### YOUR TASK:
Return the material word for word. Do not include the pictures.
***
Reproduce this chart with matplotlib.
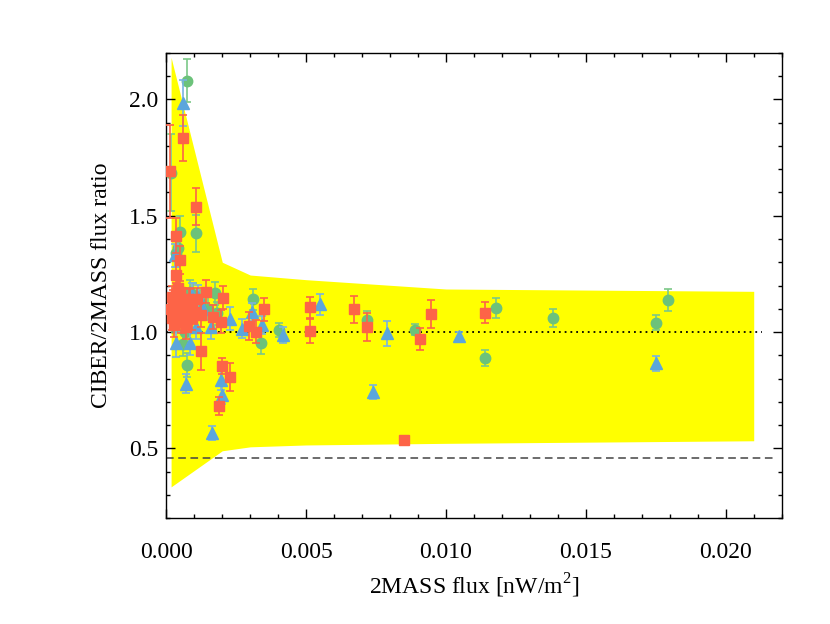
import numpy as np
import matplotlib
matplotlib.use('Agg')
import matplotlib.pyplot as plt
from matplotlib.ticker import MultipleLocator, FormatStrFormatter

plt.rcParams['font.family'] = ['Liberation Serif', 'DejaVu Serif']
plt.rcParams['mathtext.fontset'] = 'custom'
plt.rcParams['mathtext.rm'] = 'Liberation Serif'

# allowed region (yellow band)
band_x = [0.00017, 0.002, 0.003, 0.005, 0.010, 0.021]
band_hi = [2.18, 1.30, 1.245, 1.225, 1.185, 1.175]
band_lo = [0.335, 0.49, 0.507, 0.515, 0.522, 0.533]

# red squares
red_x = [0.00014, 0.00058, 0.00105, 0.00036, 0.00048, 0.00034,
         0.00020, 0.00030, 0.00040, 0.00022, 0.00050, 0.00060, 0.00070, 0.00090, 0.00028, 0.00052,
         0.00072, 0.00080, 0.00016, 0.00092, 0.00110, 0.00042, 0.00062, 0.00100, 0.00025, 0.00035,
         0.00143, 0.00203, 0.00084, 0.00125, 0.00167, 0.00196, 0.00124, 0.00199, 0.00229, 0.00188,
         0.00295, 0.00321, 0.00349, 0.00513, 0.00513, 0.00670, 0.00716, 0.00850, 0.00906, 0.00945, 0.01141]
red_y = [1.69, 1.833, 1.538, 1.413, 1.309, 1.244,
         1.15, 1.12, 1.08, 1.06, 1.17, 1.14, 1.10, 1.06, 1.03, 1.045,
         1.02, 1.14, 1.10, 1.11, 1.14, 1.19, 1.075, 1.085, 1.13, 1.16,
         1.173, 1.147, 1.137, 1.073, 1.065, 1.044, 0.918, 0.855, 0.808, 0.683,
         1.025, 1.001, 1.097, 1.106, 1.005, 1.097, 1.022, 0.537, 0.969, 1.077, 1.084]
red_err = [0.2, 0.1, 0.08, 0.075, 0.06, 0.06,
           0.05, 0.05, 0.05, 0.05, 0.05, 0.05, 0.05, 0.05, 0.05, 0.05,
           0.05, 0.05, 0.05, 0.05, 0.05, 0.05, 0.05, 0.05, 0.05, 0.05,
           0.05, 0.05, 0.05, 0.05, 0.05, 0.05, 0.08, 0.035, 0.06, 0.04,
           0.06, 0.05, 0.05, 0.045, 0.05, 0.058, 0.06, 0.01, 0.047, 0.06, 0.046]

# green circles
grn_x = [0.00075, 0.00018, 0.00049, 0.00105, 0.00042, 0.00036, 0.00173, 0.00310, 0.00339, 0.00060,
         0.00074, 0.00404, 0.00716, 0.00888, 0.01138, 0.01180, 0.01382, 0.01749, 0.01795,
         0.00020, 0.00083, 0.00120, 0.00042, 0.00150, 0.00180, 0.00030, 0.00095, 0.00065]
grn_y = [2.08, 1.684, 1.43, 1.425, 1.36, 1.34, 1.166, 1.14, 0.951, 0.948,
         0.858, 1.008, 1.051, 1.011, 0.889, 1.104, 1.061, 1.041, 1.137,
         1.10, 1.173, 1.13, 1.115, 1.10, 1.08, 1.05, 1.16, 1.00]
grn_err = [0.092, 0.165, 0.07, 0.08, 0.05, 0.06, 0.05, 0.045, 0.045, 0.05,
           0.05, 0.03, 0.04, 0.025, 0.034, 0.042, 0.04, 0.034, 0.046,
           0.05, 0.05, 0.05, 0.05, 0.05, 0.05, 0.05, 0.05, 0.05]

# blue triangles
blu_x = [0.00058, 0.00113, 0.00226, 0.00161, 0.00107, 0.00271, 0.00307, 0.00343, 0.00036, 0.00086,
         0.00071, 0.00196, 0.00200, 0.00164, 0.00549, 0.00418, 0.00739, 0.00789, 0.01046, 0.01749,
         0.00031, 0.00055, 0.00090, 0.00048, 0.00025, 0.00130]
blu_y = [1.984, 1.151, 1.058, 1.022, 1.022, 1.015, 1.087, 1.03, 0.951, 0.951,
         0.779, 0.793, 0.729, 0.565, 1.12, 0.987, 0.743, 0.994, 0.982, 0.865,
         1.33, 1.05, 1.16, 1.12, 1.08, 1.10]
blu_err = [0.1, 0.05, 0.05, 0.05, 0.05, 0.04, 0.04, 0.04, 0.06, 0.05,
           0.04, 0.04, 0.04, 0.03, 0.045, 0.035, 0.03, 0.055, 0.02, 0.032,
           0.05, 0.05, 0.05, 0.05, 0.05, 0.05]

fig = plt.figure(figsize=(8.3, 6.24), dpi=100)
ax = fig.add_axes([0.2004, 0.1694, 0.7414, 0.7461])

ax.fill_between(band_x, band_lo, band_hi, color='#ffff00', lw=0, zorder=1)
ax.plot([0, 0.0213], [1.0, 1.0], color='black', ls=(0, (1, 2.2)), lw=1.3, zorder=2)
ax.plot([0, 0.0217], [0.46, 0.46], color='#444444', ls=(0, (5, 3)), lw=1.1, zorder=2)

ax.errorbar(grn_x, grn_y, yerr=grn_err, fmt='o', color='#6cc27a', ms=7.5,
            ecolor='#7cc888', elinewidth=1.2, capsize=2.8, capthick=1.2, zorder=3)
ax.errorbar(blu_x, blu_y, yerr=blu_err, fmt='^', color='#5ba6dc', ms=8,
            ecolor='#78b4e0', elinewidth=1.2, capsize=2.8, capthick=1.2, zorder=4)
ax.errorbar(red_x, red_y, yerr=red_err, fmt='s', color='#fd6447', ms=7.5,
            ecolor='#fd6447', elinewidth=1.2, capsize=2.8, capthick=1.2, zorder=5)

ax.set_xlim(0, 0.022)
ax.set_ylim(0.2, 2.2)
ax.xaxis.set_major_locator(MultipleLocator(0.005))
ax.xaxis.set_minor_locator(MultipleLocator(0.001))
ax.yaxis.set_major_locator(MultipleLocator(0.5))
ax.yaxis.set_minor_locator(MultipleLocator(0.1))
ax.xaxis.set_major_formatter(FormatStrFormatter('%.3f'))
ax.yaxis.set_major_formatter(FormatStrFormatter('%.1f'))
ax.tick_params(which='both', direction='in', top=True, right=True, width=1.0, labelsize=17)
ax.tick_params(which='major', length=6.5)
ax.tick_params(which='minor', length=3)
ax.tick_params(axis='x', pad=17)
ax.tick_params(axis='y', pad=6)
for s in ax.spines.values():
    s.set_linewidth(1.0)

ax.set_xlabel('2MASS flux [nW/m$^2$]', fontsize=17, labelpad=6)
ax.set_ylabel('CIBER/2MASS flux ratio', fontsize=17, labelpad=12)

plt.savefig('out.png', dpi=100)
***
### TASK SOLUTION:
Reproduce this chart with matplotlib.
import numpy as np
import matplotlib
matplotlib.use('Agg')
import matplotlib.pyplot as plt
from matplotlib.ticker import MultipleLocator, FormatStrFormatter

plt.rcParams['font.family'] = ['Liberation Serif', 'DejaVu Serif']
plt.rcParams['mathtext.fontset'] = 'custom'
plt.rcParams['mathtext.rm'] = 'Liberation Serif'

# allowed region (yellow band)
band_x = [0.00017, 0.002, 0.003, 0.005, 0.010, 0.021]
band_hi = [2.18, 1.30, 1.245, 1.225, 1.185, 1.175]
band_lo = [0.335, 0.49, 0.507, 0.515, 0.522, 0.533]

# red squares
red_x = [0.00014, 0.00058, 0.00105, 0.00036, 0.00048, 0.00034,
         0.00020, 0.00030, 0.00040, 0.00022, 0.00050, 0.00060, 0.00070, 0.00090, 0.00028, 0.00052,
         0.00072, 0.00080, 0.00016, 0.00092, 0.00110, 0.00042, 0.00062, 0.00100, 0.00025, 0.00035,
         0.00143, 0.00203, 0.00084, 0.00125, 0.00167, 0.00196, 0.00124, 0.00199, 0.00229, 0.00188,
         0.00295, 0.00321, 0.00349, 0.00513, 0.00513, 0.00670, 0.00716, 0.00850, 0.00906, 0.00945, 0.01141]
red_y = [1.69, 1.833, 1.538, 1.413, 1.309, 1.244,
         1.15, 1.12, 1.08, 1.06, 1.17, 1.14, 1.10, 1.06, 1.03, 1.045,
         1.02, 1.14, 1.10, 1.11, 1.14, 1.19, 1.075, 1.085, 1.13, 1.16,
         1.173, 1.147, 1.137, 1.073, 1.065, 1.044, 0.918, 0.855, 0.808, 0.683,
         1.025, 1.001, 1.097, 1.106, 1.005, 1.097, 1.022, 0.537, 0.969, 1.077, 1.084]
red_err = [0.2, 0.1, 0.08, 0.075, 0.06, 0.06,
           0.05, 0.05, 0.05, 0.05, 0.05, 0.05, 0.05, 0.05, 0.05, 0.05,
           0.05, 0.05, 0.05, 0.05, 0.05, 0.05, 0.05, 0.05, 0.05, 0.05,
           0.05, 0.05, 0.05, 0.05, 0.05, 0.05, 0.08, 0.035, 0.06, 0.04,
           0.06, 0.05, 0.05, 0.045, 0.05, 0.058, 0.06, 0.01, 0.047, 0.06, 0.046]

# green circles
grn_x = [0.00075, 0.00018, 0.00049, 0.00105, 0.00042, 0.00036, 0.00173, 0.00310, 0.00339, 0.00060,
         0.00074, 0.00404, 0.00716, 0.00888, 0.01138, 0.01180, 0.01382, 0.01749, 0.01795,
         0.00020, 0.00083, 0.00120, 0.00042, 0.00150, 0.00180, 0.00030, 0.00095, 0.00065]
grn_y = [2.08, 1.684, 1.43, 1.425, 1.36, 1.34, 1.166, 1.14, 0.951, 0.948,
         0.858, 1.008, 1.051, 1.011, 0.889, 1.104, 1.061, 1.041, 1.137,
         1.10, 1.173, 1.13, 1.115, 1.10, 1.08, 1.05, 1.16, 1.00]
grn_err = [0.092, 0.165, 0.07, 0.08, 0.05, 0.06, 0.05, 0.045, 0.045, 0.05,
           0.05, 0.03, 0.04, 0.025, 0.034, 0.042, 0.04, 0.034, 0.046,
           0.05, 0.05, 0.05, 0.05, 0.05, 0.05, 0.05, 0.05, 0.05]

# blue triangles
blu_x = [0.00058, 0.00113, 0.00226, 0.00161, 0.00107, 0.00271, 0.00307, 0.00343, 0.00036, 0.00086,
         0.00071, 0.00196, 0.00200, 0.00164, 0.00549, 0.00418, 0.00739, 0.00789, 0.01046, 0.01749,
         0.00031, 0.00055, 0.00090, 0.00048, 0.00025, 0.00130]
blu_y = [1.984, 1.151, 1.058, 1.022, 1.022, 1.015, 1.087, 1.03, 0.951, 0.951,
         0.779, 0.793, 0.729, 0.565, 1.12, 0.987, 0.743, 0.994, 0.982, 0.865,
         1.33, 1.05, 1.16, 1.12, 1.08, 1.10]
blu_err = [0.1, 0.05, 0.05, 0.05, 0.05, 0.04, 0.04, 0.04, 0.06, 0.05,
           0.04, 0.04, 0.04, 0.03, 0.045, 0.035, 0.03, 0.055, 0.02, 0.032,
           0.05, 0.05, 0.05, 0.05, 0.05, 0.05]

fig = plt.figure(figsize=(8.3, 6.24), dpi=100)
ax = fig.add_axes([0.2004, 0.1694, 0.7414, 0.7461])

ax.fill_between(band_x, band_lo, band_hi, color='#ffff00', lw=0, zorder=1)
ax.plot([0, 0.0213], [1.0, 1.0], color='black', ls=(0, (1, 2.2)), lw=1.3, zorder=2)
ax.plot([0, 0.0217], [0.46, 0.46], color='#444444', ls=(0, (5, 3)), lw=1.1, zorder=2)

ax.errorbar(grn_x, grn_y, yerr=grn_err, fmt='o', color='#6cc27a', ms=7.5,
            ecolor='#7cc888', elinewidth=1.2, capsize=2.8, capthick=1.2, zorder=3)
ax.errorbar(blu_x, blu_y, yerr=blu_err, fmt='^', color='#5ba6dc', ms=8,
            ecolor='#78b4e0', elinewidth=1.2, capsize=2.8, capthick=1.2, zorder=4)
ax.errorbar(red_x, red_y, yerr=red_err, fmt='s', color='#fd6447', ms=7.5,
            ecolor='#fd6447', elinewidth=1.2, capsize=2.8, capthick=1.2, zorder=5)

ax.set_xlim(0, 0.022)
ax.set_ylim(0.2, 2.2)
ax.xaxis.set_major_locator(MultipleLocator(0.005))
ax.xaxis.set_minor_locator(MultipleLocator(0.001))
ax.yaxis.set_major_locator(MultipleLocator(0.5))
ax.yaxis.set_minor_locator(MultipleLocator(0.1))
ax.xaxis.set_major_formatter(FormatStrFormatter('%.3f'))
ax.yaxis.set_major_formatter(FormatStrFormatter('%.1f'))
ax.tick_params(which='both', direction='in', top=True, right=True, width=1.0, labelsize=17)
ax.tick_params(which='major', length=6.5)
ax.tick_params(which='minor', length=3)
ax.tick_params(axis='x', pad=17)
ax.tick_params(axis='y', pad=6)
for s in ax.spines.values():
    s.set_linewidth(1.0)

ax.set_xlabel('2MASS flux [nW/m$^2$]', fontsize=17, labelpad=6)
ax.set_ylabel('CIBER/2MASS flux ratio', fontsize=17, labelpad=12)

plt.savefig('out.png', dpi=100)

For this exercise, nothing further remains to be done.